There are numerous factors that affect the flight of an arrow that aren't involved in a golf shaft, not sure what the purpose of that comparison was. 

 

Quote:
Originally Posted by LuciusWooding View Post

I think both of those explanations are fallacious. I hear them all the time, but they seem like they are plausible and get repeated a lot without being questioned because of it. 

 

I think the issue is a bit more complicated; how you accelerate and during which parts of your swing you apply power must be causing the shaft to kick; but it makes sense that the shaft can kick  not only forward and back, but also up and down relative to the toe. If your rhythm is off, or you transition without the proper sequence, the shaft could do anything. I don't think twisting has a significant effect, but the right hand is the significant source of leverage, and the angle from which you apply force will determine the main axis for the shaft to flex. So I think the timing and degree of that release, coupled with the swing path, can have a number of effects on the clubhead position and feel going into impact. By varying the release and path, a player can compensate for the shafts' effects, but the compensations would have to be exacting; a common complaint is that a softer shaft works well when the timing is perfect, but doesn't fit well normally. Ever see a high speed recording of an arrow being shot? The tip moves around by a couple millimeters dozens of times along the path of the arrow, and could impact anywhere in a 2-3mm radius depending on where the target is in the cycle.
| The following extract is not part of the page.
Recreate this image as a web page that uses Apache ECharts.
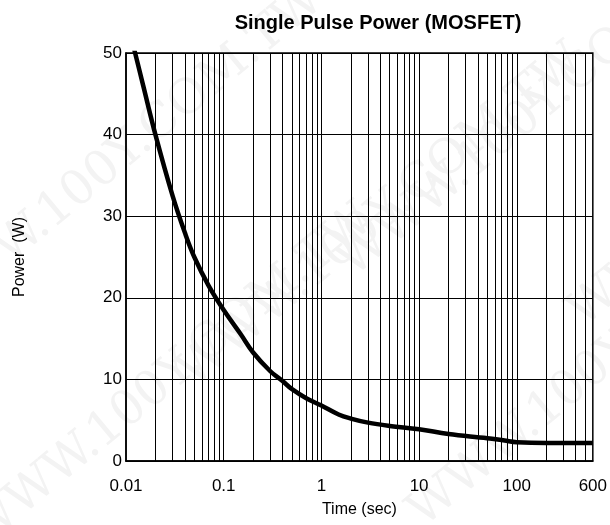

Straight as an arrow indeed...

 

So for any swing type, there is a flex profile that requires the least amount of change to work well. The swing type I have right now is consistent and powerful, and a smoother swing doesn't work for me; I lose power unless I make a long backswing, and I have trouble hitting balls off the deck unless I make body and shoulder moves to lower the club through impact. I'd rather go up to a stiff or X stiff and maybe make a grip adjustment than go back to being a short knocker who can't stop knifing the ball.

 

I will try changing my grip a bit, changing ball position, and hitting a damn pull fade to see if I can pull it off better with this set of clubs than a draw. I think I can sort out any ballflight with a driver, since it hits off a 4" tee and doesn't require the blade to be level, and also I find it inherently more difficult to work irons than woods for some reason. I'd buy the shafts and pay to get them installed, but it costs about 75% of the cost of my iron set to buy the shafts, and more than the cost of my set to get them installed. Buying a whole new set of irons would cost less than a reshaft, and I can shop for a bit better set this time.

 

And to anyone curious: my local range apparently closed down this very month. I drove 30 minutes about 5 miles to discover that, and am disappointed. Will hit range Wednesday. 



 

post #18 of 42
Sorry, but all your going to get is generic static fitting info from a golf forum. The same info you would get from a shaft manufacturers website, and were quick to dismiss. They all still recommend getting fit. Yes, I am abrasive sometimes, and call em' as I see em', which is probably why i like Shorty being the devil's advocate.

No worries, this will be my last response to any more of your future postings.